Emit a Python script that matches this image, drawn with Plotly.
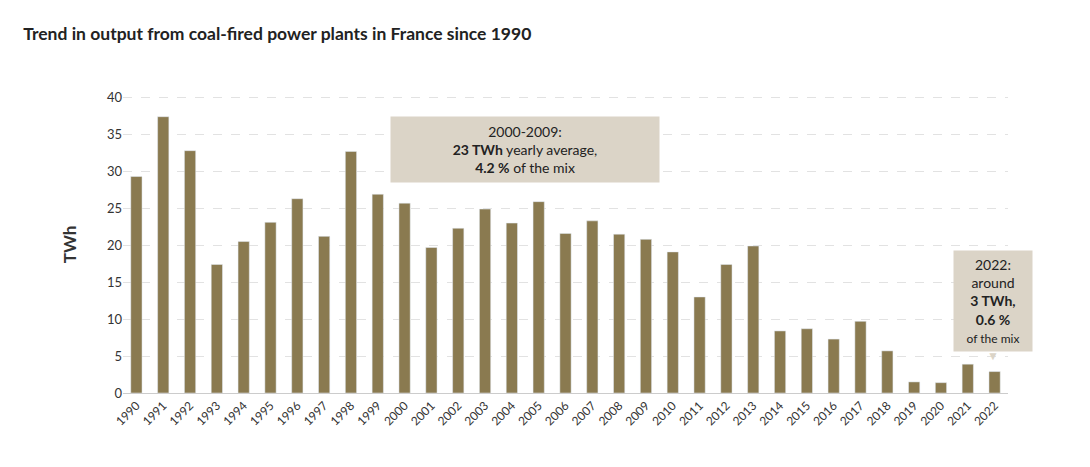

--

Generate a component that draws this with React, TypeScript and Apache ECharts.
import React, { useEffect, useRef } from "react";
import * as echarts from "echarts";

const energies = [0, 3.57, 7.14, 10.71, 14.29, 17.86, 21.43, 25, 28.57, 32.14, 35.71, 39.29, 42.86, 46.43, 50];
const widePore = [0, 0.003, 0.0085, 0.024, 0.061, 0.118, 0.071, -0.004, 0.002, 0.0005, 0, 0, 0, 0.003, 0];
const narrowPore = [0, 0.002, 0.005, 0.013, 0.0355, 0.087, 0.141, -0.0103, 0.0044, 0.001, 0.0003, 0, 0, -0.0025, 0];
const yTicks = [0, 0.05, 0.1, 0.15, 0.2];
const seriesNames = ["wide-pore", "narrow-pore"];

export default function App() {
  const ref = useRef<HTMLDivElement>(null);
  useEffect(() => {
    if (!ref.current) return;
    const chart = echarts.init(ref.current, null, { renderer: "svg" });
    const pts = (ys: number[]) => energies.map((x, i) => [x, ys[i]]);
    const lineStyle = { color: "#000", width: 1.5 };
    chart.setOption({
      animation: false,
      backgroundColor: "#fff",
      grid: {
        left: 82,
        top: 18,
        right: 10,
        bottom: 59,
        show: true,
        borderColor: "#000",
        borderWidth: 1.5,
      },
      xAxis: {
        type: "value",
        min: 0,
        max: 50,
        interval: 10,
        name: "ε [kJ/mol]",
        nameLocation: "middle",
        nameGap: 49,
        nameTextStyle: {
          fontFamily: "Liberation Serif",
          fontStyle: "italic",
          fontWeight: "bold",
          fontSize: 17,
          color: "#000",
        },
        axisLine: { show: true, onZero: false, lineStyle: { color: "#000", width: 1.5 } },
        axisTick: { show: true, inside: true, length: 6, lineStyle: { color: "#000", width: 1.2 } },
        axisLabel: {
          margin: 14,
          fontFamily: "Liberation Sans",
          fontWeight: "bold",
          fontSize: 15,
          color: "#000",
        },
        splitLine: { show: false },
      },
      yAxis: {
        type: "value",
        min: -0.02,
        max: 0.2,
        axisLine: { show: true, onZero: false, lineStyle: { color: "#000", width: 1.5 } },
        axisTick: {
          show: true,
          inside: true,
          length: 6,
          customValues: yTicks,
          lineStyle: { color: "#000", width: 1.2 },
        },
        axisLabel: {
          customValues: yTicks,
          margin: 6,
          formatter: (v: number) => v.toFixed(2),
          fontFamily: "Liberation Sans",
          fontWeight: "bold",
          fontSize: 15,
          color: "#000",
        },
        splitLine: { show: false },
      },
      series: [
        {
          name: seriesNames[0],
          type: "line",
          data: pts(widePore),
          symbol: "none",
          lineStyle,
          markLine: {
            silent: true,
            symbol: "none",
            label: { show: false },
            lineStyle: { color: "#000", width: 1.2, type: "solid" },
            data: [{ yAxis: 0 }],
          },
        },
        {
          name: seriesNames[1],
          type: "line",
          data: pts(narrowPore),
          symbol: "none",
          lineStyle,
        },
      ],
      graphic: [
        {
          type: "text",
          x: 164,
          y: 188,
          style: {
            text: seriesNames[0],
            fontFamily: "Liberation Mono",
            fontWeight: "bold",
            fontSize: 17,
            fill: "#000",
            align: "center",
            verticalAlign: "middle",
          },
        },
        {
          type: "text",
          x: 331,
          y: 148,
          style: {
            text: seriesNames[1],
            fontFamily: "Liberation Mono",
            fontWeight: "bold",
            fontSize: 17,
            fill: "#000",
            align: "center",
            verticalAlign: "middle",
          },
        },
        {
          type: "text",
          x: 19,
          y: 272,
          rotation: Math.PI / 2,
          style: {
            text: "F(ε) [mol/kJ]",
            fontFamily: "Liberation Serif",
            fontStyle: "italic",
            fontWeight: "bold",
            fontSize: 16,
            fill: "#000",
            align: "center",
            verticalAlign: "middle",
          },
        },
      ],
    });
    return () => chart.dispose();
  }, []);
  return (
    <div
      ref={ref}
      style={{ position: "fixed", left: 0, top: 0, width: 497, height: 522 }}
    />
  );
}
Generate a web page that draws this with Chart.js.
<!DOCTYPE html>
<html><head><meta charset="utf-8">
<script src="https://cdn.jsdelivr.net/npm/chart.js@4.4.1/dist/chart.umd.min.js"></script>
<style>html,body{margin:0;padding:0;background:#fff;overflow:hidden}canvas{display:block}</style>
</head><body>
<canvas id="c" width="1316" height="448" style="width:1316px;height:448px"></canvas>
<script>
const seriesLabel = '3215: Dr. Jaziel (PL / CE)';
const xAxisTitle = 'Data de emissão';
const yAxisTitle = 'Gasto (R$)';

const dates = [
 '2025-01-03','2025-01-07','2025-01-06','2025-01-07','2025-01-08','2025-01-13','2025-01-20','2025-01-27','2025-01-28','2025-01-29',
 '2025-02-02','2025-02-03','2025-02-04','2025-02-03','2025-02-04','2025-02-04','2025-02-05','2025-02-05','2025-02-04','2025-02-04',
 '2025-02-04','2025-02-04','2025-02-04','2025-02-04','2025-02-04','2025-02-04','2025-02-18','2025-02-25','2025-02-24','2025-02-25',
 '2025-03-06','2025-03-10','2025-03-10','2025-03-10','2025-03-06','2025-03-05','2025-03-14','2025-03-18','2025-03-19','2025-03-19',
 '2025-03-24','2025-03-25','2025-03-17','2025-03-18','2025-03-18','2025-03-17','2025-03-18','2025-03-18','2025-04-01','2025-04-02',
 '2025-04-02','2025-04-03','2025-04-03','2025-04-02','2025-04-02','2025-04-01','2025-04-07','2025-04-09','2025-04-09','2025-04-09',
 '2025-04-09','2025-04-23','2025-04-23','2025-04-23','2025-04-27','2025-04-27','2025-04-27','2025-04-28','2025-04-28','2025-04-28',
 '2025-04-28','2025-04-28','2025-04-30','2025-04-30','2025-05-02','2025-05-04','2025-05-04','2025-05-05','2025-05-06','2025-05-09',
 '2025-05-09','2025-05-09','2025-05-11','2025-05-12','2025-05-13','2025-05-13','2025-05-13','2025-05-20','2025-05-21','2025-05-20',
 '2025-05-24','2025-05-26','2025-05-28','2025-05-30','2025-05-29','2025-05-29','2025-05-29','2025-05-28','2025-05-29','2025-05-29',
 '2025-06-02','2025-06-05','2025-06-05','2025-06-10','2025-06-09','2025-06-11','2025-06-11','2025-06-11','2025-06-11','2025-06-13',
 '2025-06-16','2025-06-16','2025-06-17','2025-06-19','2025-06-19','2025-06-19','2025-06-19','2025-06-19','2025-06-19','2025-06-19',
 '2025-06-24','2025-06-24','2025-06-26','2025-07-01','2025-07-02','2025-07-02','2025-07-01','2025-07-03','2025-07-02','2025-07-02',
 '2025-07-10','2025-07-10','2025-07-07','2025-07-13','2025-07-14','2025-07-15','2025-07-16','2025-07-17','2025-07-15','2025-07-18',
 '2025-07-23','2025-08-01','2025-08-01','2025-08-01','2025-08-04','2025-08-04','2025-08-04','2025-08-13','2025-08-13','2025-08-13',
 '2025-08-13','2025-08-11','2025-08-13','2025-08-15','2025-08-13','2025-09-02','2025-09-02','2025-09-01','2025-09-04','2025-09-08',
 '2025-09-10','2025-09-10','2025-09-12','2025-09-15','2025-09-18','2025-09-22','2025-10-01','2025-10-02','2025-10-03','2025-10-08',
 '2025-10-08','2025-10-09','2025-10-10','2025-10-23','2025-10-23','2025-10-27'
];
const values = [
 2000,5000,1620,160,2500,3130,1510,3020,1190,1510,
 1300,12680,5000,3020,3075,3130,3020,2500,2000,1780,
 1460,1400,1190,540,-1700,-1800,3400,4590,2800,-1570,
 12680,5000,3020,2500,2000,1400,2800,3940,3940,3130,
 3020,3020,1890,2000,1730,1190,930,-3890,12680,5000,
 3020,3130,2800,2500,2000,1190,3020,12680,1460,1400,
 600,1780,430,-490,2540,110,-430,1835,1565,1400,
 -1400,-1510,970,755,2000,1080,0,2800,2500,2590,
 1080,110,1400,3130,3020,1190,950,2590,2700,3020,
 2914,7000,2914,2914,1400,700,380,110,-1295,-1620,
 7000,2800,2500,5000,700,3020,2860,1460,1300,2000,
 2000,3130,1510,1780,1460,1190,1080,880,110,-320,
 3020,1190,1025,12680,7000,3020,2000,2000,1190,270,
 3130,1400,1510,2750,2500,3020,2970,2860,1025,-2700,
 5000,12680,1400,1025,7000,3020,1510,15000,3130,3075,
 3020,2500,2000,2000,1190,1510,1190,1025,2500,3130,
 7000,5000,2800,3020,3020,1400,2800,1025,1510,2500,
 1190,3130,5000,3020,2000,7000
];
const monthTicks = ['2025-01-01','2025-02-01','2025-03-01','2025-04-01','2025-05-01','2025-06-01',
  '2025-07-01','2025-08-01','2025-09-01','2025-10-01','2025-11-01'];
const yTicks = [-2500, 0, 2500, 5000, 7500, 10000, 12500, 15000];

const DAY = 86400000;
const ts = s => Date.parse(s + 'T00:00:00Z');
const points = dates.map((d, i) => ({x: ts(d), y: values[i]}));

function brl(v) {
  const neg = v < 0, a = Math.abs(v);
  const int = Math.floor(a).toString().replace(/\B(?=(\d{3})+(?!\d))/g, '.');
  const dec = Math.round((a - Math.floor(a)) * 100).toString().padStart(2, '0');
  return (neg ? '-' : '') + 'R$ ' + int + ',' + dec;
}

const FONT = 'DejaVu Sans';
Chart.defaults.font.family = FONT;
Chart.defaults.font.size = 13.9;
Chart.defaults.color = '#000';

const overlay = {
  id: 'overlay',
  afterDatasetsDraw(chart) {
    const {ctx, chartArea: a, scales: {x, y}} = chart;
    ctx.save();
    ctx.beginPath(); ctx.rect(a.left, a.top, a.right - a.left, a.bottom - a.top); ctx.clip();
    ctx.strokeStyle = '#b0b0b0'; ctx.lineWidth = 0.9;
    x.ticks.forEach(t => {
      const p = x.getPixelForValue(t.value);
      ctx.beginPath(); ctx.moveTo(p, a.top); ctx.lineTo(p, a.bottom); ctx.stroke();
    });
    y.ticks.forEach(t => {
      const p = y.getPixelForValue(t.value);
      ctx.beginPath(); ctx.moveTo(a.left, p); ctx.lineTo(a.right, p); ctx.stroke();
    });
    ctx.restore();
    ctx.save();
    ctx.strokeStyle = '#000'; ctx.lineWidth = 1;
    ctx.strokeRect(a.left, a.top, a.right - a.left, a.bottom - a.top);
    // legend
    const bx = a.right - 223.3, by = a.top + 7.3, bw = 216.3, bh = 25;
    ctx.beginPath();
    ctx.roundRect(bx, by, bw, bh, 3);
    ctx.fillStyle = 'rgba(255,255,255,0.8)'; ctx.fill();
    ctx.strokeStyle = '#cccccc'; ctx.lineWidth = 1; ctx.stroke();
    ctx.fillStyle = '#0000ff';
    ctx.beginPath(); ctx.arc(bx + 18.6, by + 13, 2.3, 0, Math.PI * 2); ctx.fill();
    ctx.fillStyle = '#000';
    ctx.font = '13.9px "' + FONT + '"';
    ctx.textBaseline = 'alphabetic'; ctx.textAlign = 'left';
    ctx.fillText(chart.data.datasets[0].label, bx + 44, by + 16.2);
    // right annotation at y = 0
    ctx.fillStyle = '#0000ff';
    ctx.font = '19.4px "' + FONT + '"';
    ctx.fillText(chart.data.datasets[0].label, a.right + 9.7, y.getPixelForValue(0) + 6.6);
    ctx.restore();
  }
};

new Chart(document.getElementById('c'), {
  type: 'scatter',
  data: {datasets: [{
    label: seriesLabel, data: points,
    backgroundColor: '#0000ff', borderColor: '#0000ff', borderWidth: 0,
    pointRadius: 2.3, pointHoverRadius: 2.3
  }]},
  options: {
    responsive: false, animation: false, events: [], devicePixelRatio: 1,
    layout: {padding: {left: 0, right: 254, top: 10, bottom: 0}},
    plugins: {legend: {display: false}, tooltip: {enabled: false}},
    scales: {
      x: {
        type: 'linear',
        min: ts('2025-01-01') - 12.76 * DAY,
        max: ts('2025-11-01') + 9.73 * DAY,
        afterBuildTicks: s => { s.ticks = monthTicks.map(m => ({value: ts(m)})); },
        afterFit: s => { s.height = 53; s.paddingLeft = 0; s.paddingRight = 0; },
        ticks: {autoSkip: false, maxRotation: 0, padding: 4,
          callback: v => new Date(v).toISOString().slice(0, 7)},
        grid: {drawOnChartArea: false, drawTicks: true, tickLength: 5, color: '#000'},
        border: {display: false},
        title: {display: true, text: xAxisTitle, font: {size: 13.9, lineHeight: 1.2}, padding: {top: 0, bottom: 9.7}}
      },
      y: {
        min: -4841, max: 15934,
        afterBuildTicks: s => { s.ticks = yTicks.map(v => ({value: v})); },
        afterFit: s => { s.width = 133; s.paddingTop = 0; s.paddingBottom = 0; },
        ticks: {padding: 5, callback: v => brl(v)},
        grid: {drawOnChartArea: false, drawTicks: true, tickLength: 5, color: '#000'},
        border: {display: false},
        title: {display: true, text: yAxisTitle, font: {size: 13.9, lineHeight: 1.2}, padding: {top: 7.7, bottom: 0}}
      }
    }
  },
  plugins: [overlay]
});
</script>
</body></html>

What the task requires.
Out of the data above, set down the lines from the one with "Generate a web" to the one with "const yAxisTitle = 'Gasto (R$)';", both included, exactly as written and with no additions.

Answer.
Generate a web page that draws this with Chart.js.
<!DOCTYPE html>
<html><head><meta charset="utf-8">
<script src="https://cdn.jsdelivr.net/npm/chart.js@4.4.1/dist/chart.umd.min.js"></script>
<style>html,body{margin:0;padding:0;background:#fff;overflow:hidden}canvas{display:block}</style>
</head><body>
<canvas id="c" width="1316" height="448" style="width:1316px;height:448px"></canvas>
<script>
const seriesLabel = '3215: Dr. Jaziel (PL / CE)';
const xAxisTitle = 'Data de emissão';
const yAxisTitle = 'Gasto (R$)';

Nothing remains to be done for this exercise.